» **SHORT EXERCISE**
Reproduce the listing exactly, with no pictures in your copy.

» **SUPPLIED MATERIAL**
+++++
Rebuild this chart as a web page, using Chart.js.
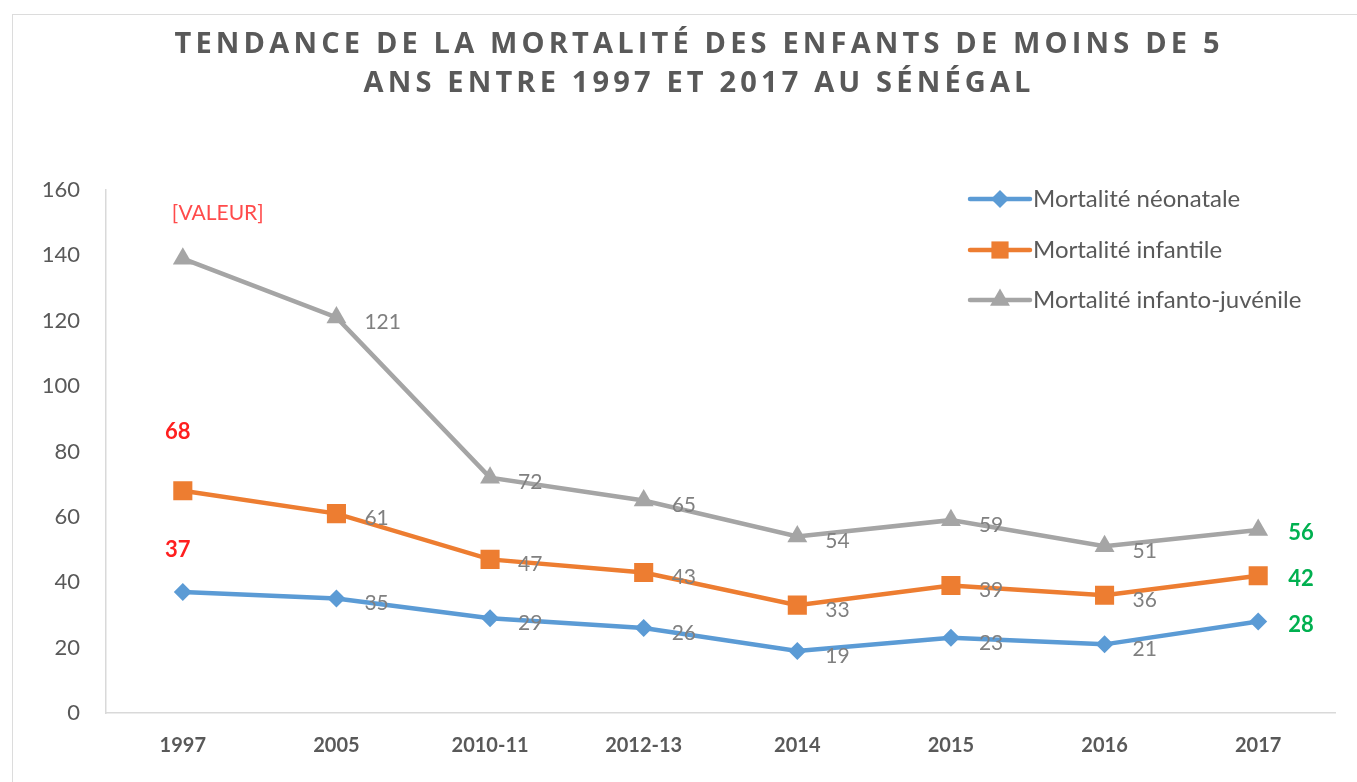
<!DOCTYPE html>
<html>
<head>
<meta charset="utf-8">
<script src="https://cdn.jsdelivr.net/npm/chart.js@4.4.1/dist/chart.umd.min.js"></script>
<style>
  html, body { margin: 0; padding: 0; background: #fff; }
  #wrap { position: relative; width: 1357px; height: 782px; overflow: hidden; }
  #card { position: absolute; left: 12px; top: 14px; right: -10px; bottom: -10px;
          border-left: 1px solid #dcdcdc; border-top: 1px solid #dcdcdc; }
  canvas { position: absolute; left: 0; top: 0; }
</style>
</head>
<body>
<div id="wrap">
  <div id="card"></div>
  <canvas id="c" width="1357" height="782"></canvas>
</div>
<script>
const titleLines = ["TENDANCE DE LA MORTALITÉ DES ENFANTS DE MOINS DE 5", "ANS ENTRE 1997 ET 2017 AU SÉNÉGAL"];
const categories = ["1997", "2005", "2010-11", "2012-13", "2014", "2015", "2016", "2017"];
const seriesNames = ["Mortalité néonatale", "Mortalité infantile", "Mortalité infanto-juvénile"];
const neonatale = [37, 35, 29, 26, 19, 23, 21, 28];
const infantile = [68, 61, 47, 43, 33, 39, 36, 42];
const infantoJuvenile = [139, 121, 72, 65, 54, 59, 51, 56];
const firstLabels = ["37", "68", "[VALEUR]"];
const yTicks = [0, 20, 40, 60, 80, 100, 120, 140, 160];

const colors = ["#5b9bd5", "#ed7d31", "#a5a5a5"];
const pointStyles = ["rectRot", "rect", "triangle"];
const pointRadii = [9, 13.5, 11.5];
const FONT = "Lato, 'Open Sans', sans-serif";

function drawMarker(ctx, style, x, y, r, color) {
  ctx.save();
  ctx.fillStyle = color;
  ctx.beginPath();
  if (style === "rectRot") {
    ctx.moveTo(x, y - r); ctx.lineTo(x + r, y); ctx.lineTo(x, y + r); ctx.lineTo(x - r, y);
  } else if (style === "rect") {
    const s = r * Math.SQRT1_2;
    ctx.rect(x - s, y - s, 2 * s, 2 * s);
  } else {
    ctx.moveTo(x, y - r);
    ctx.lineTo(x + r * 0.866, y + r * 0.5);
    ctx.lineTo(x - r * 0.866, y + r * 0.5);
  }
  ctx.closePath();
  ctx.fill();
  ctx.restore();
}

const overlay = {
  id: "overlay",
  afterDatasetsDraw(chart) {
    const ctx = chart.ctx;
    chart.data.datasets.forEach((ds, di) => {
      const meta = chart.getDatasetMeta(di);
      meta.data.forEach((pt, i) => {
        const n = meta.data.length;
        ctx.save();
        ctx.textBaseline = "middle";
        if (i === 0) {
          if (di === 2) {
            ctx.font = "21px " + FONT;
            ctx.fillStyle = "#ff4b4b";
            ctx.textAlign = "left";
            ctx.fillText(firstLabels[di], pt.x - 11, pt.y - 45);
          } else {
            ctx.font = "bold 22px " + FONT;
            ctx.fillStyle = "#ff1f1f";
            ctx.textAlign = "center";
            ctx.fillText(firstLabels[di], pt.x - 5, pt.y - (di === 1 ? 59 : 42));
          }
        } else if (i === n - 1) {
          ctx.font = "bold 22px " + FONT;
          ctx.fillStyle = "#00b050";
          ctx.textAlign = "left";
          ctx.fillText(String(ds.data[i]), pt.x + 30, pt.y + 3);
        } else {
          ctx.font = "21px " + FONT;
          ctx.fillStyle = "#808080";
          ctx.textAlign = "left";
          ctx.fillText(String(ds.data[i]), pt.x + 28, pt.y + 5);
        }
        ctx.restore();
      });
    });
  },
  afterDraw(chart) {
    const ctx = chart.ctx;
    // title with letter spacing, fitted to the reference width
    ctx.save();
    ctx.fillStyle = "#595959";
    ctx.font = "bold 29px 'Open Sans', 'Liberation Sans', sans-serif";
    ctx.textBaseline = "middle";
    const chars0 = Array.from(titleLines[0]);
    let w0 = 0;
    chars0.forEach(ch => { w0 += ctx.measureText(ch).width; });
    const spacing = Math.max(1, (1045 - w0) / (chars0.length - 1));
    const cx = 697;
    const ys = [45, 84];
    titleLines.forEach((line, li) => {
      const chars = Array.from(line);
      let w = 0;
      chars.forEach(ch => { w += ctx.measureText(ch).width; });
      w += spacing * (chars.length - 1);
      let x = cx - w / 2;
      ctx.textAlign = "left";
      chars.forEach(ch => {
        ctx.fillText(ch, x, ys[li]);
        x += ctx.measureText(ch).width + spacing;
      });
    });
    ctx.restore();
    // legend
    ctx.save();
    const lx0 = 970, lx1 = 1030;
    const lys = [199, 250, 300];
    chart.data.datasets.forEach((ds, di) => {
      const y = lys[di];
      ctx.strokeStyle = ds.borderColor;
      ctx.lineWidth = 4.5;
      ctx.lineCap = "round";
      ctx.beginPath();
      ctx.moveTo(lx0, y); ctx.lineTo(lx1, y);
      ctx.stroke();
      drawMarker(ctx, ds.pointStyle, (lx0 + lx1) / 2, y, ds.pointRadius * (di === 1 ? 0.9 : 1), ds.borderColor);
      ctx.fillStyle = "#595959";
      ctx.font = "24px " + FONT;
      ctx.textAlign = "left";
      ctx.textBaseline = "middle";
      ctx.fillText(ds.label, lx1 + 3, y);
    });
    ctx.restore();
  }
};

const seriesData = [neonatale, infantile, infantoJuvenile];
new Chart(document.getElementById("c"), {
  type: "line",
  data: {
    labels: categories,
    datasets: seriesData.map((d, i) => ({
      label: seriesNames[i],
      data: d,
      borderColor: colors[i],
      backgroundColor: colors[i],
      borderWidth: 4.5,
      pointStyle: pointStyles[i],
      pointRadius: pointRadii[i],
      pointHoverRadius: pointRadii[i],
      pointBorderWidth: 0,
      pointBackgroundColor: colors[i],
      tension: 0,
      fill: false
    }))
  },
  options: {
    responsive: false,
    animation: false,
    events: [],
    layout: { padding: { top: 190, right: 22, bottom: 0, left: 0 } },
    plugins: { legend: { display: false }, title: { display: false }, tooltip: { enabled: false } },
    scales: {
      x: {
        offset: true,
        grid: { display: false, drawTicks: false },
        border: { display: true, color: "#d9d9d9", width: 1.5 },
        ticks: { color: "#595959", font: { family: FONT, size: 20, weight: "bold" }, padding: 21, maxRotation: 0 },
        afterFit(s) { s.height = 69; }
      },
      y: {
        min: 0, max: 160,
        afterBuildTicks(s) { s.ticks = yTicks.map(v => ({ value: v })); },
        grid: { display: false, drawTicks: false },
        border: { display: true, color: "#d9d9d9", width: 1.5 },
        ticks: { color: "#595959", font: { family: FONT, size: 22 }, padding: 26 },
        afterFit(s) { s.width = 106; }
      }
    }
  },
  plugins: [overlay]
});
</script>
</body>
</html>
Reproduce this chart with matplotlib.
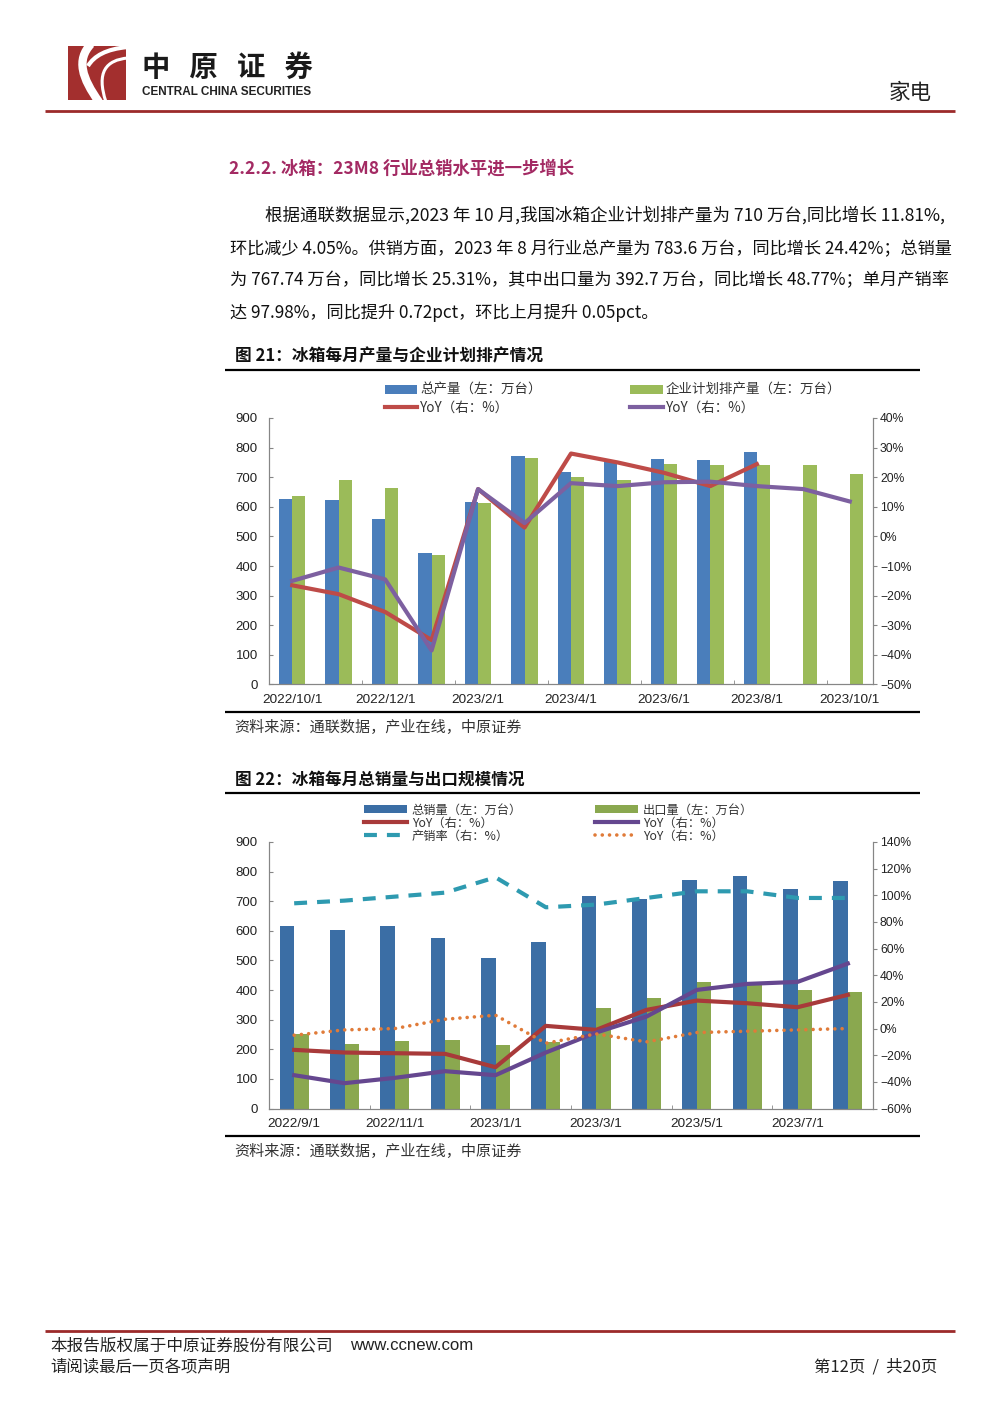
+++++
» **CORRECT ANSWER**
Rebuild this chart as a web page, using Chart.js.
<!DOCTYPE html>
<html>
<head>
<meta charset="utf-8">
<script src="https://cdn.jsdelivr.net/npm/chart.js@4.4.1/dist/chart.umd.min.js"></script>
<style>
  html, body { margin: 0; padding: 0; background: #fff; }
  #wrap { position: relative; width: 1357px; height: 782px; overflow: hidden; }
  #card { position: absolute; left: 12px; top: 14px; right: -10px; bottom: -10px;
          border-left: 1px solid #dcdcdc; border-top: 1px solid #dcdcdc; }
  canvas { position: absolute; left: 0; top: 0; }
</style>
</head>
<body>
<div id="wrap">
  <div id="card"></div>
  <canvas id="c" width="1357" height="782"></canvas>
</div>
<script>
const titleLines = ["TENDANCE DE LA MORTALITÉ DES ENFANTS DE MOINS DE 5", "ANS ENTRE 1997 ET 2017 AU SÉNÉGAL"];
const categories = ["1997", "2005", "2010-11", "2012-13", "2014", "2015", "2016", "2017"];
const seriesNames = ["Mortalité néonatale", "Mortalité infantile", "Mortalité infanto-juvénile"];
const neonatale = [37, 35, 29, 26, 19, 23, 21, 28];
const infantile = [68, 61, 47, 43, 33, 39, 36, 42];
const infantoJuvenile = [139, 121, 72, 65, 54, 59, 51, 56];
const firstLabels = ["37", "68", "[VALEUR]"];
const yTicks = [0, 20, 40, 60, 80, 100, 120, 140, 160];

const colors = ["#5b9bd5", "#ed7d31", "#a5a5a5"];
const pointStyles = ["rectRot", "rect", "triangle"];
const pointRadii = [9, 13.5, 11.5];
const FONT = "Lato, 'Open Sans', sans-serif";

function drawMarker(ctx, style, x, y, r, color) {
  ctx.save();
  ctx.fillStyle = color;
  ctx.beginPath();
  if (style === "rectRot") {
    ctx.moveTo(x, y - r); ctx.lineTo(x + r, y); ctx.lineTo(x, y + r); ctx.lineTo(x - r, y);
  } else if (style === "rect") {
    const s = r * Math.SQRT1_2;
    ctx.rect(x - s, y - s, 2 * s, 2 * s);
  } else {
    ctx.moveTo(x, y - r);
    ctx.lineTo(x + r * 0.866, y + r * 0.5);
    ctx.lineTo(x - r * 0.866, y + r * 0.5);
  }
  ctx.closePath();
  ctx.fill();
  ctx.restore();
}

const overlay = {
  id: "overlay",
  afterDatasetsDraw(chart) {
    const ctx = chart.ctx;
    chart.data.datasets.forEach((ds, di) => {
      const meta = chart.getDatasetMeta(di);
      meta.data.forEach((pt, i) => {
        const n = meta.data.length;
        ctx.save();
        ctx.textBaseline = "middle";
        if (i === 0) {
          if (di === 2) {
            ctx.font = "21px " + FONT;
            ctx.fillStyle = "#ff4b4b";
            ctx.textAlign = "left";
            ctx.fillText(firstLabels[di], pt.x - 11, pt.y - 45);
          } else {
            ctx.font = "bold 22px " + FONT;
            ctx.fillStyle = "#ff1f1f";
            ctx.textAlign = "center";
            ctx.fillText(firstLabels[di], pt.x - 5, pt.y - (di === 1 ? 59 : 42));
          }
        } else if (i === n - 1) {
          ctx.font = "bold 22px " + FONT;
          ctx.fillStyle = "#00b050";
          ctx.textAlign = "left";
          ctx.fillText(String(ds.data[i]), pt.x + 30, pt.y + 3);
        } else {
          ctx.font = "21px " + FONT;
          ctx.fillStyle = "#808080";
          ctx.textAlign = "left";
          ctx.fillText(String(ds.data[i]), pt.x + 28, pt.y + 5);
        }
        ctx.restore();
      });
    });
  },
  afterDraw(chart) {
    const ctx = chart.ctx;
    // title with letter spacing, fitted to the reference width
    ctx.save();
    ctx.fillStyle = "#595959";
    ctx.font = "bold 29px 'Open Sans', 'Liberation Sans', sans-serif";
    ctx.textBaseline = "middle";
    const chars0 = Array.from(titleLines[0]);
    let w0 = 0;
    chars0.forEach(ch => { w0 += ctx.measureText(ch).width; });
    const spacing = Math.max(1, (1045 - w0) / (chars0.length - 1));
    const cx = 697;
    const ys = [45, 84];
    titleLines.forEach((line, li) => {
      const chars = Array.from(line);
      let w = 0;
      chars.forEach(ch => { w += ctx.measureText(ch).width; });
      w += spacing * (chars.length - 1);
      let x = cx - w / 2;
      ctx.textAlign = "left";
      chars.forEach(ch => {
        ctx.fillText(ch, x, ys[li]);
        x += ctx.measureText(ch).width + spacing;
      });
    });
    ctx.restore();
    // legend
    ctx.save();
    const lx0 = 970, lx1 = 1030;
    const lys = [199, 250, 300];
    chart.data.datasets.forEach((ds, di) => {
      const y = lys[di];
      ctx.strokeStyle = ds.borderColor;
      ctx.lineWidth = 4.5;
      ctx.lineCap = "round";
      ctx.beginPath();
      ctx.moveTo(lx0, y); ctx.lineTo(lx1, y);
      ctx.stroke();
      drawMarker(ctx, ds.pointStyle, (lx0 + lx1) / 2, y, ds.pointRadius * (di === 1 ? 0.9 : 1), ds.borderColor);
      ctx.fillStyle = "#595959";
      ctx.font = "24px " + FONT;
      ctx.textAlign = "left";
      ctx.textBaseline = "middle";
      ctx.fillText(ds.label, lx1 + 3, y);
    });
    ctx.restore();
  }
};

const seriesData = [neonatale, infantile, infantoJuvenile];
new Chart(document.getElementById("c"), {
  type: "line",
  data: {
    labels: categories,
    datasets: seriesData.map((d, i) => ({
      label: seriesNames[i],
      data: d,
      borderColor: colors[i],
      backgroundColor: colors[i],
      borderWidth: 4.5,
      pointStyle: pointStyles[i],
      pointRadius: pointRadii[i],
      pointHoverRadius: pointRadii[i],
      pointBorderWidth: 0,
      pointBackgroundColor: colors[i],
      tension: 0,
      fill: false
    }))
  },
  options: {
    responsive: false,
    animation: false,
    events: [],
    layout: { padding: { top: 190, right: 22, bottom: 0, left: 0 } },
    plugins: { legend: { display: false }, title: { display: false }, tooltip: { enabled: false } },
    scales: {
      x: {
        offset: true,
        grid: { display: false, drawTicks: false },
        border: { display: true, color: "#d9d9d9", width: 1.5 },
        ticks: { color: "#595959", font: { family: FONT, size: 20, weight: "bold" }, padding: 21, maxRotation: 0 },
        afterFit(s) { s.height = 69; }
      },
      y: {
        min: 0, max: 160,
        afterBuildTicks(s) { s.ticks = yTicks.map(v => ({ value: v })); },
        grid: { display: false, drawTicks: false },
        border: { display: true, color: "#d9d9d9", width: 1.5 },
        ticks: { color: "#595959", font: { family: FONT, size: 22 }, padding: 26 },
        afterFit(s) { s.width = 106; }
      }
    }
  },
  plugins: [overlay]
});
</script>
</body>
</html>
Reproduce this chart with matplotlib.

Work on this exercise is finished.